First Author  Varodayan FP Year  2023
Journal  Brain Behav Immun Volume  110
Pages  125-139 PubMed ID  36863493
Mgi Jnum  J:340241 Mgi Id  MGI:7446091
Doi  10.1016/j.bbi.2023.02.020 Citation  Varodayan FP, et al. (2023) Chronic ethanol induces a pro-inflammatory switch in interleukin-1beta regulation of GABAergic signaling in the medial prefrontal cortex of male mice. Brain Behav Immun 110:125-139
abstractText  Neuroimmune pathways regulate brain function to influence complex behavior and play a role in several neuropsychiatric diseases, including alcohol use disorder (AUD).
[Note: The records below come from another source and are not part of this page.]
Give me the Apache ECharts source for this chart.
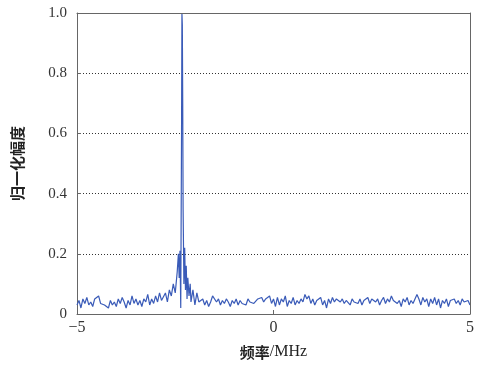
<!DOCTYPE html>
<html>
<head>
<meta charset="utf-8">
<script src="https://cdn.jsdelivr.net/npm/echarts@6/dist/echarts.min.js"></script>
<style>
  html, body { margin: 0; padding: 0; background: #fff; }
  #chart { width: 485px; height: 365px; }
</style>
</head>
<body>
<div id="chart"></div>
<script>
// noise floor left of the peak, -5.00 .. -2.85 step 0.05
const leftStart = -5, step = 0.05;
const leftNoise = [
    0.03, 0.045, 0.02, 0.05, 0.035, 0.055, 0.03, 0.04, 0.025, 0.05,
    0.045, 0.06, 0.035, 0.04, 0.03, 0.035, 0.02, 0.045, 0.03, 0.04,
    0.025, 0.05, 0.035, 0.055, 0.04, 0.02, 0.045, 0.03, 0.06, 0.035,
    0.05, 0.03, 0.045, 0.025, 0.05, 0.04, 0.065, 0.03, 0.05, 0.035,
    0.06, 0.04, 0.07, 0.045
];

// peak region
const peakFreq = [-2.80, -2.75, -2.70, -2.65, -2.60, -2.55, -2.50, -2.45, -2.42, -2.40,
    -2.38, -2.36, -2.34, -2.33, -2.32, -2.31, -2.30, -2.28, -2.26, -2.24,
    -2.22, -2.20, -2.18, -2.15, -2.12, -2.10, -2.05, -2.00, -1.95, -1.90];
const peakAmp = [0.05, 0.07, 0.04, 0.08, 0.06, 0.10, 0.07, 0.14, 0.20, 0.12,
    0.21, 0.02, 0.60, 1.00, 0.96, 0.70, 0.35, 0.10, 0.22, 0.08,
    0.16, 0.05, 0.12, 0.06, 0.10, 0.04, 0.08, 0.03, 0.07, 0.04];

// noise floor right of the peak, -1.85 .. 5.00 step 0.05
const rightStart = -1.85;
const rightNoise = [
    0.035, 0.05, 0.03, 0.045, 0.025, 0.04, 0.06, 0.065, 0.04, 0.05,
    0.03, 0.045, 0.035, 0.05, 0.04, 0.025, 0.045, 0.035, 0.05, 0.03,
    0.045, 0.035, 0.04, 0.03, 0.05, 0.04, 0.045, 0.035, 0.04, 0.05,
    0.045, 0.055, 0.04, 0.05, 0.045, 0.06, 0.035, 0.05, 0.025, 0.055,
    0.03, 0.05, 0.04, 0.06, 0.025, 0.045, 0.035, 0.055, 0.03, 0.045,
    0.035, 0.05, 0.04, 0.065, 0.05, 0.06, 0.035, 0.05, 0.03, 0.045,
    0.04, 0.055, 0.03, 0.045, 0.02, 0.05, 0.035, 0.055, 0.04, 0.05,
    0.045, 0.04, 0.05, 0.035, 0.045, 0.04, 0.03, 0.05, 0.04, 0.045,
    0.035, 0.05, 0.03, 0.045, 0.04, 0.055, 0.035, 0.05, 0.045, 0.04,
    0.05, 0.03, 0.045, 0.055, 0.035, 0.05, 0.04, 0.06, 0.045, 0.05,
    0.035, 0.045, 0.025, 0.05, 0.04, 0.055, 0.03, 0.045, 0.035, 0.04,
    0.065, 0.05, 0.03, 0.055, 0.04, 0.05, 0.025, 0.05, 0.035, 0.055,
    0.03, 0.05, 0.02, 0.045, 0.035, 0.05, 0.025, 0.045, 0.04, 0.05,
    0.035, 0.045, 0.03, 0.05, 0.04, 0.035, 0.045, 0.03
];

const points = [];
leftNoise.forEach((v, i) => points.push([+(leftStart + i * step).toFixed(3), v]));
peakFreq.forEach((f, i) => points.push([f, peakAmp[i]]));
rightNoise.forEach((v, i) => points.push([+(rightStart + i * step).toFixed(3), v]));

const serif = '"Liberation Serif", "DejaVu Serif", serif';
const cjk = '"Noto Sans CJK SC", sans-serif';

// plain frame axes for the top and right edges
const frameLine = { show: true, onZero: false, lineStyle: { color: '#666', width: 1 } };

const myChart = echarts.init(document.getElementById('chart'));
myChart.setOption({
    animation: false,
    grid: {
        left: 77, right: 15, top: 13, bottom: 49,
        show: false
    },
    xAxis: [
        {
            type: 'value',
            min: -5, max: 5, interval: 5,
            name: '{a|频率}{b|/MHz}',
            nameLocation: 'middle',
            nameGap: 30,
            nameTextStyle: {
                rich: {
                    a: { fontFamily: cjk, fontSize: 15, fontWeight: 'bold', color: '#222' },
                    b: { fontFamily: serif, fontSize: 16, color: '#222' }
                }
            },
            axisLine: frameLine,
            axisTick: { inside: true, length: 4, lineStyle: { color: '#666' } },
            axisLabel: {
                fontFamily: serif, fontSize: 16, color: '#333', margin: 6,
                formatter: v => v < 0 ? '\u2212' + Math.abs(v) : String(v)
            },
            splitLine: { show: false }
        },
        {
            type: 'value',
            position: 'top',
            min: -5, max: 5, interval: 5,
            z: 5,
            axisLine: frameLine,
            axisTick: { show: false },
            axisLabel: { show: false },
            splitLine: { show: false }
        }
    ],
    yAxis: [
        {
            type: 'value',
            min: 0, max: 1, interval: 0.2,
            name: '归一化幅度',
            nameLocation: 'middle',
            nameGap: 52,
            nameTextStyle: { fontFamily: cjk, fontSize: 15, fontWeight: 'bold', color: '#222' },
            axisLine: frameLine,
            axisTick: { inside: true, length: 4, lineStyle: { color: '#666' } },
            axisLabel: {
                fontFamily: serif, fontSize: 15, color: '#333', margin: 10,
                formatter: v => v === 0 ? '0' : v.toFixed(1)
            },
            splitLine: { show: true, lineStyle: { color: '#333', type: [1, 2], width: 1 } }
        },
        {
            type: 'value',
            position: 'right',
            min: 0, max: 1, interval: 0.2,
            z: 5,
            axisLine: frameLine,
            axisTick: { show: false },
            axisLabel: { show: false },
            splitLine: { show: false }
        }
    ],
    series: [{
        type: 'line',
        data: points,
        showSymbol: false,
        lineStyle: { color: '#3a5bb8', width: 1.2 }
    }]
});
</script>
</body>
</html>
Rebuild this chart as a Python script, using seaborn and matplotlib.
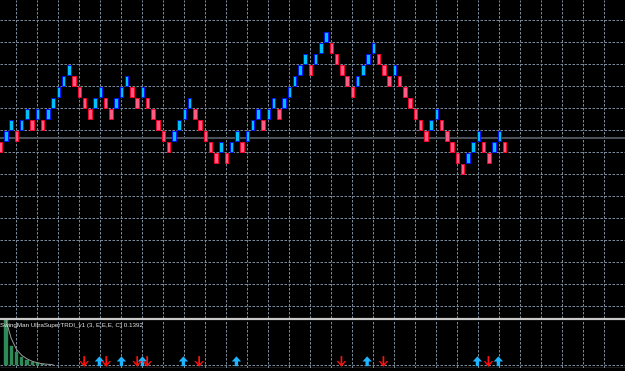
import numpy as np
import pandas as pd
import matplotlib
matplotlib.use("Agg")
import matplotlib.pyplot as plt
import seaborn as sns
from matplotlib.path import Path
from matplotlib.lines import Line2D

# ---------------- data ----------------
# renko brick bottoms (in brick units) and direction (U = up/blue, D = down/red)
levels = [0, 1, 2, 1, 2, 3, 2, 3, 2, 3,
          4, 5, 6, 7, 6, 5, 4, 3, 4, 5,
          4, 3, 4, 5, 6, 5, 4, 5, 4, 3,
          2, 1, 0, 1, 2, 3, 4, 3, 2, 1,
          0, -1, 0, -1, 0, 1, 0, 1, 2, 3,
          2, 3, 4, 3, 4, 5, 6, 7, 8, 7,
          8, 9, 10, 9, 8, 7, 6, 5, 6, 7,
          8, 9, 8, 7, 6, 7, 6, 5, 4, 3,
          2, 1, 2, 3, 2, 1, 0, -1, -2, -1,
          0, 1, 0, -1, 0, 1, 0]
directions = list("DUUDUUDUDU" "UUUUDDDDUU" "DDUUUDDUDD" "DDDUUUUDDD"
                  "DDUDUUDUUU" "DUUDUUUUUD" "UUUDDDDDUU" "UUDDDUDDDD"
                  "DDUUDDDDDU" "UUDDUUD")
current_price = 1.27

# indicator sub-window
hist_idx = [1, 2, 3, 4, 5, 6, 7, 8]
hist_val = [45, 19, 13, 8, 5, 3, 2, 1]
ma_idx = [1, 2, 3, 4, 5, 6, 7, 8, 9, 10]
ma_val = [45, 27, 16, 10, 6.5, 4, 2.5, 1.5, 1, 0.5]
down_arrows = [15.9, 20.1, 26.0, 27.9, 37.8, 64.9, 72.9, 92.9]
up_arrows = [18.8, 23.0, 27.0, 34.8, 44.9, 69.8, 90.8, 94.8]
indicator_label = "SwingMan UltraSuperTRDI_v1 (3, E,E,E, C) 0.1392"

# ---------------- style ----------------
sns.set_theme(style="dark", rc={"axes.facecolor": "black", "figure.facecolor": "black"})
plt.rcParams['font.family'] = ['Liberation Sans', 'DejaVu Sans']

W, H = 625, 371
fig = plt.figure(figsize=(W / 100, H / 100), dpi=100)
fig.patch.set_facecolor("black")

def fy(py):
    return 1 - py / H

main_top, main_bot = 0, 317.5
sub_top, sub_bot = 319.5, 368
ax = fig.add_axes([0, fy(main_bot), 1, (main_bot - main_top) / H])
sax = fig.add_axes([0, fy(sub_bot), 1, (sub_bot - sub_top) / H])

grid_col = "#778899"
glw = 0.72
dash = (0, (2.5, 1.5))

x_px0, x_step = 0.7, 5.25
xlim = ((0 - x_px0) / x_step, (W - x_px0) / x_step)
y0_px, y_step = 152.3, 11.0
ylim = ((y0_px - main_bot) / y_step, (y0_px - main_top) / y_step)

for a in (ax, sax):
    a.set_facecolor("black")
    a.set_xlim(*xlim)
    a.set_xticks([]); a.set_yticks([])
    for s in a.spines.values():
        s.set_visible(False)

grid_x = np.arange(2.857, xlim[1], 4)
for g in grid_x:
    ax.axvline(g, color=grid_col, lw=glw, ls=dash, zorder=0)
    sax.axvline(g, color=grid_col, lw=glw, ls=dash, zorder=0)
for g in range(-14, 13, 2):
    ax.axhline(g, color=grid_col, lw=glw, ls=dash, zorder=0)
ax.set_ylim(*ylim)

# current price line
ax.axhline(current_price, color="#4c535c", lw=1.4, zorder=1)

# renko bricks
df = pd.DataFrame({"i": np.arange(len(levels)), "level": levels, "dir": directions})
fills = {"U": "#00bfff", "D": "#ff5c84"}
edges = {"U": "#0010ff", "D": "#ff0028"}
for d in ("U", "D"):
    sub = df[df["dir"] == d]
    ax.bar(sub["i"], 0.94, bottom=sub["level"] + 0.03, width=0.66,
           color=fills[d], edgecolor=edges[d], linewidth=0.65, zorder=3)

# ---------------- sub window ----------------
base_px = 365.3
sax.set_ylim(base_px - sub_bot, base_px - sub_top)
sax.axhline(0, color=grid_col, lw=glw, ls=dash, zorder=0)
sax.axhline(base_px - sub_bot + 0.5, color="#8a8a8a", lw=1.0, zorder=1)

sax.bar(hist_idx, hist_val, width=0.6, color="#2e8b57", edgecolor="#2e8b57", lw=0.3, zorder=2)
sns.lineplot(x=ma_idx, y=ma_val, ax=sax, color="#9a9a9a", lw=0.7, zorder=3)

up_path = Path([(-0.5, 0.0), (0.0, 0.55), (0.5, 0.0), (0.18, 0.0), (0.18, -0.5),
                (-0.18, -0.5), (-0.18, 0.0), (-0.5, 0.0)], closed=False)
down_path = Path([(-0.45, 0.05), (0.0, -0.5), (0.45, 0.05), (0.3, 0.05), (0.08, -0.2),
                  (0.08, 0.5), (-0.08, 0.5), (-0.08, -0.2), (-0.3, 0.05), (-0.45, 0.05)], closed=False)
sax.scatter(up_arrows, [3.8] * len(up_arrows), marker=up_path, s=55, color="#1eb4ff",
            edgecolors="none", zorder=4)
sax.scatter(down_arrows, [3.8] * len(down_arrows), marker=down_path, s=60, color="#ff1010",
            edgecolors="none", zorder=4)

fig.text(0.5 / W, fy(325), indicator_label, color="#e8e8e8", fontsize=4.5,
         ha="left", va="center")

# separator between windows
fig.add_artist(Line2D([0, 1], [fy(318.5), fy(318.5)], color="#c8c8c8", lw=1.6))

fig.savefig("out.png", dpi=100, facecolor="black")
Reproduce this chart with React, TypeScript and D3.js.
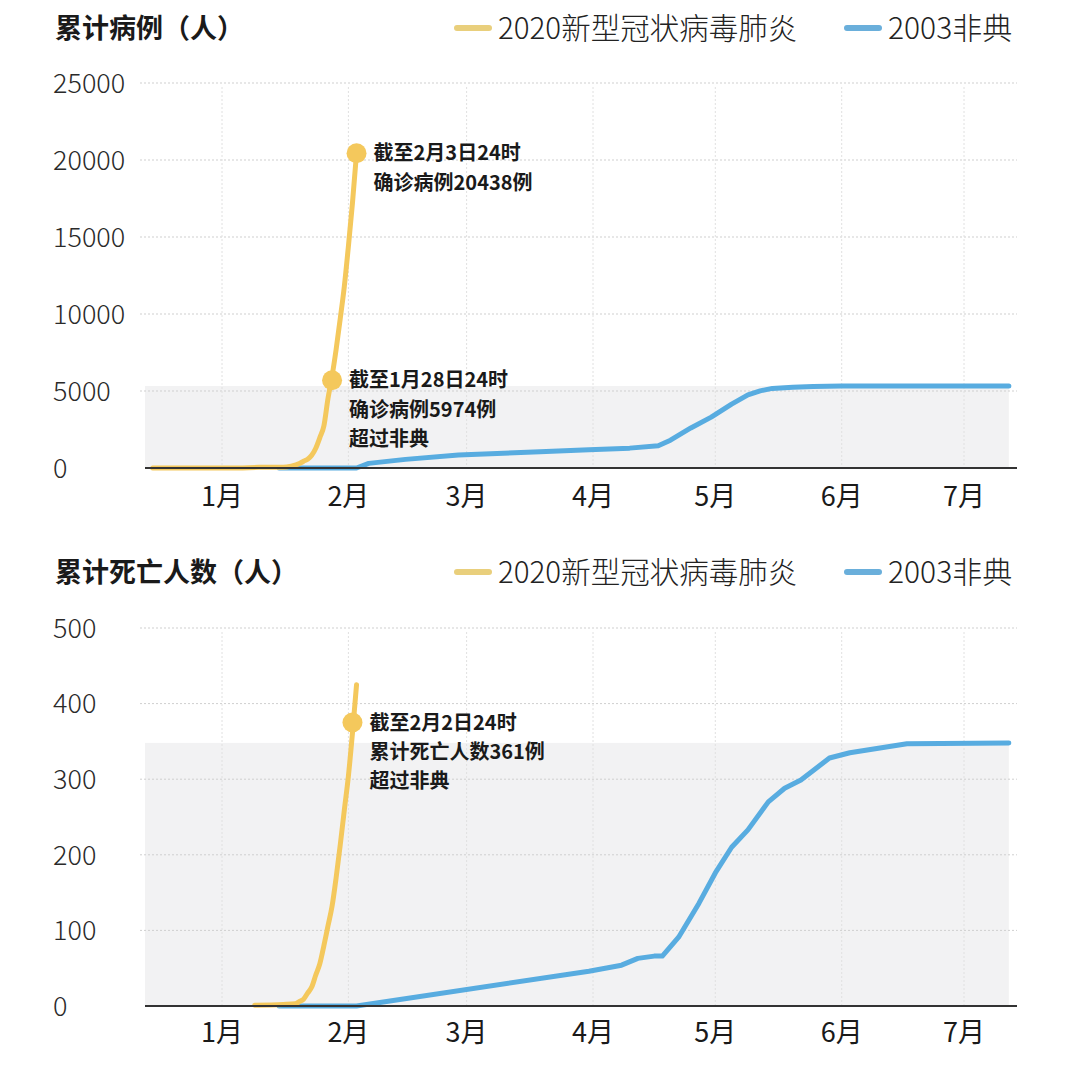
import React from 'react';
import * as d3 from 'd3';

// ---------- data ----------
const monthLabels = ['1月', '2月', '3月', '4月', '5月', '6月', '7月'];
const monthStarts = ['01-01', '02-01', '03-01', '04-01', '05-01', '06-01', '07-01'];

const caseTicks = [0, 5000, 10000, 15000, 20000, 25000];
const deathTicks = [0, 100, 200, 300, 400, 500];

const seriesNames = ['2020新型冠状病毒肺炎', '2003非典'];

// 2020 novel coronavirus, cumulative confirmed cases (date, value)
const ncovCases: [string, number][] = [
  ['2019-12-15', 0], ['2020-01-05', 0], ['2020-01-10', 41], ['2020-01-16', 45],
  ['2020-01-18', 121], ['2020-01-20', 291], ['2020-01-21', 440], ['2020-01-22', 571],
  ['2020-01-23', 830], ['2020-01-24', 1287], ['2020-01-25', 1975], ['2020-01-26', 2744],
  ['2020-01-27', 4515], ['2020-01-28', 5974], ['2020-01-29', 7711], ['2020-01-30', 9692],
  ['2020-01-31', 11791], ['2020-02-01', 14380], ['2020-02-02', 17205], ['2020-02-03', 20438],
];

// 2003 SARS, cumulative cases
const sarsCases: [string, number][] = [
  ['2003-01-15', 0], ['2003-02-03', 0], ['2003-02-06', 300], ['2003-02-15', 560],
  ['2003-02-28', 840], ['2003-03-19', 1060], ['2003-03-31', 1190], ['2003-04-10', 1290],
  ['2003-04-17', 1450], ['2003-04-20', 1807], ['2003-04-25', 2600], ['2003-04-30', 3303],
  ['2003-05-05', 4150], ['2003-05-09', 4750], ['2003-05-12', 5010], ['2003-05-15', 5170],
  ['2003-05-20', 5250], ['2003-05-25', 5300], ['2003-06-01', 5325], ['2003-06-15', 5328],
  ['2003-07-12', 5328],
];

// 2020 novel coronavirus, cumulative deaths
const ncovDeaths: [string, number][] = [
  ['2020-01-09', 1], ['2020-01-16', 2], ['2020-01-19', 3], ['2020-01-20', 6],
  ['2020-01-21', 9], ['2020-01-22', 17], ['2020-01-23', 25], ['2020-01-24', 41],
  ['2020-01-25', 56], ['2020-01-26', 80], ['2020-01-27', 106], ['2020-01-28', 132],
  ['2020-01-29', 170], ['2020-01-30', 213], ['2020-01-31', 259], ['2020-02-01', 304],
  ['2020-02-02', 361], ['2020-02-03', 425],
];

// 2003 SARS, cumulative deaths
const sarsDeaths: [string, number][] = [
  ['2003-01-15', 0], ['2003-02-03', 0], ['2003-03-31', 46], ['2003-04-02', 48],
  ['2003-04-08', 54], ['2003-04-12', 63], ['2003-04-16', 66], ['2003-04-18', 66],
  ['2003-04-22', 91], ['2003-04-27', 136], ['2003-05-01', 176], ['2003-05-05', 210],
  ['2003-05-09', 233], ['2003-05-14', 270], ['2003-05-18', 288], ['2003-05-22', 299],
  ['2003-05-29', 328], ['2003-06-03', 335], ['2003-06-17', 347], ['2003-07-12', 348],
];

const caseNotes: { date: string; value: number; lines: string[] }[] = [
  { date: '2020-02-03', value: 20438, lines: ['截至2月3日24时', '确诊病例20438例'] },
  { date: '2020-01-28', value: 5700, lines: ['截至1月28日24时', '确诊病例5974例', '超过非典'] },
];
const deathNotes: { date: string; value: number; lines: string[] }[] = [
  { date: '2020-02-02', value: 375, lines: ['截至2月2日24时', '累计死亡人数361例', '超过非典'] },
];

// ---------- helpers ----------
const FONT = '"Noto Sans CJK SC", "Noto Sans", sans-serif';
const YELLOW = '#F4C85C';
const BLUE = '#58ACE0';
const parse = d3.timeParse('%Y-%m-%d');
// map any date onto the nominal 2020 month/day axis
const toAxisDate = (s: string) => {
  const d = parse(s)!;
  if (d.getFullYear() === 2003) return new Date(2020, d.getMonth(), d.getDate());
  return d;
};

const x = d3
  .scaleTime()
  .domain([new Date(2020, 0, 1), new Date(2020, 6, 1)])
  .range([222, 964]);

const PLOT_LEFT = 145;
const PLOT_RIGHT = 1017;
const NOTE_FS = 20;
const NOTE_LH = 29.2;

type Note = { date: string; value: number; lines: string[] };
type Panel = {
  title: string;
  top: number;
  y: d3.ScaleLinear<number, number>;
  ticks: number[];
  ncov: [string, number][];
  sars: [string, number][];
  notes: Note[];
  labelY: number;
};

function ChartPanel({ p }: { p: Panel }) {
  const { y } = p;
  const smooth = d3
    .line<[string, number]>()
    .x((d) => x(toAxisDate(d[0])))
    .y((d) => y(d[1]))
    .curve(d3.curveMonotoneX);
  const poly = d3
    .line<[string, number]>()
    .x((d) => x(toAxisDate(d[0])))
    .y((d) => y(d[1]))
    .curve(d3.curveLinear);
  const sarsMax = d3.max(p.sars, (d) => d[1])!;
  const sarsEnd = x(toAxisDate(p.sars[p.sars.length - 1][0]));
  const yTop = y(p.ticks[p.ticks.length - 1]);
  const y0 = y(0);
  const monthX = monthStarts.map((m) => x(parse('2020-' + m)!));

  return (
    <g>
      {/* title */}
      <text x={55} y={p.top} dy="0.36em" fontFamily={FONT} fontSize={27} fontWeight={700} fill="#1a1a1a">
        {p.title}
      </text>
      {/* legend */}
      <line x1={457} x2={489} y1={p.top} y2={p.top} stroke="#E9CF7C" strokeWidth={6} strokeLinecap="round" />
      <text x={498} y={p.top} dy="0.36em" fontFamily={FONT} fontSize={29.5} fontWeight={300} fill="#222">
        {seriesNames[0]}
      </text>
      <line x1={847} x2={879} y1={p.top} y2={p.top} stroke="#6AAFDB" strokeWidth={6} strokeLinecap="round" />
      <text x={888} y={p.top} dy="0.36em" fontFamily={FONT} fontSize={30} fontWeight={300} fill="#222">
        {seriesNames[1]}
      </text>

      {/* shaded band = SARS total */}
      <rect x={PLOT_LEFT} y={y(sarsMax)} width={sarsEnd - PLOT_LEFT} height={y0 - y(sarsMax)} fill="#F2F2F3" />

      {/* horizontal grid */}
      {p.ticks.filter((t) => t > 0).map((t) => (
        <line key={t} x1={140} x2={PLOT_RIGHT} y1={y(t)} y2={y(t)} stroke="#CFCFCF" strokeWidth={1} strokeDasharray="2,2" />
      ))}
      {/* vertical grid */}
      {monthX.map((mx, i) => (
        <line key={i} x1={mx} x2={mx} y1={yTop + 4} y2={y0} stroke="#E0E0E0" strokeWidth={1} strokeDasharray="2,2" />
      ))}

      {/* y tick labels */}
      {p.ticks.map((t) => (
        <text key={t} x={53} y={y(t)} dy="0.36em" fontFamily={FONT} fontSize={27} fontWeight={300} fill="#2a2a2a">
          {t}
        </text>
      ))}

      {/* lines */}
      <path d={poly(p.sars)!} fill="none" stroke={BLUE} strokeWidth={5} strokeLinecap="round" strokeLinejoin="round" />
      <path d={smooth(p.ncov)!} fill="none" stroke={YELLOW} strokeWidth={5} strokeLinecap="round" strokeLinejoin="round" />

      {/* x axis */}
      <line x1={PLOT_LEFT} x2={PLOT_RIGHT} y1={y0} y2={y0} stroke="#333" strokeWidth={2} />
      {monthLabels.map((m, i) => (
        <text key={m} x={monthX[i]} y={p.labelY} dy="0.36em" textAnchor="middle" fontFamily={FONT} fontSize={27} fontWeight={400} fill="#1a1a1a">
          {m}
        </text>
      ))}

      {/* annotations */}
      {p.notes.map((n, k) => {
        const cx = x(toAxisDate(n.date));
        const cy = y(n.value);
        return (
          <g key={k}>
            <circle cx={cx} cy={cy} r={10} fill={YELLOW} />
            <text x={cx + 17} y={cy} fontFamily={FONT} fontSize={NOTE_FS} fontWeight={700} fill="#1a1a1a">
              {n.lines.map((l, j) => (
                <tspan key={j} x={cx + 17} dy={j === 0 ? '0.36em' : NOTE_LH}>
                  {l}
                </tspan>
              ))}
            </text>
          </g>
        );
      })}
    </g>
  );
}

export default function App() {
  const yCases = d3.scaleLinear().domain([0, 25000]).range([468, 83]);
  const yDeaths = d3.scaleLinear().domain([0, 500]).range([1006, 628]);
  const panels: Panel[] = [
    { title: '累计病例（人）', top: 28, y: yCases, ticks: caseTicks, ncov: ncovCases, sars: sarsCases, notes: caseNotes, labelY: 496 },
    { title: '累计死亡人数（人）', top: 572, y: yDeaths, ticks: deathTicks, ncov: ncovDeaths, sars: sarsDeaths, notes: deathNotes, labelY: 1032 },
  ];
  return (
    <svg width={1080} height={1079} style={{ position: 'absolute', left: 0, top: 0, background: '#fff' }}>
      <rect width={1080} height={1079} fill="#fff" />
      {panels.map((p, i) => (
        <ChartPanel key={i} p={p} />
      ))}
    </svg>
  );
}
In particular, the interleukin-1 (IL-1) system has emerged as a key regulator of the brain's response to ethanol (alcohol). Here we investigated the mechanisms underlying ethanol-induced neuroadaptation of IL-1beta signaling at GABAergic synapses in the prelimbic region of the medial prefrontal cortex (mPFC), an area responsible for integrating contextual information to mediate conflicting motivational drives. We exposed C57BL/6J male mice to the chronic intermittent ethanol vapor-2 bottle choice paradigm (CIE-2BC) to induce ethanol dependence, and conducted ex vivo electrophysiology and molecular analyses. We found that the IL-1 system regulates basal mPFC function through its actions at inhibitory synapses on prelimbic layer 2/3 pyramidal neurons. IL-1beta can selectively recruit either neuroprotective (PI3K/Akt) or pro-inflammatory (MyD88/p38 MAPK) mechanisms to produce opposing synaptic effects. In ethanol naive conditions, there was a strong PI3K/Akt bias leading to a disinhibition of pyramidal neurons. Ethanol dependence produced opposite IL-1 effects - enhanced local inhibition via a switch in IL-1beta signaling to the canonical pro-inflammatory MyD88 pathway. Ethanol dependence also increased cellular IL-1beta in the mPFC, while decreasing expression of downstream effectors (Akt, p38 MAPK). Thus, IL-1beta may represent a key neural substrate in ethanol-induced cortical dysfunction. As the IL-1 receptor antagonist (kineret) is already FDA-approved for other diseases, this work underscores the high therapeutic potential of IL-1 signaling/neuroimmune-based treatments for AUD.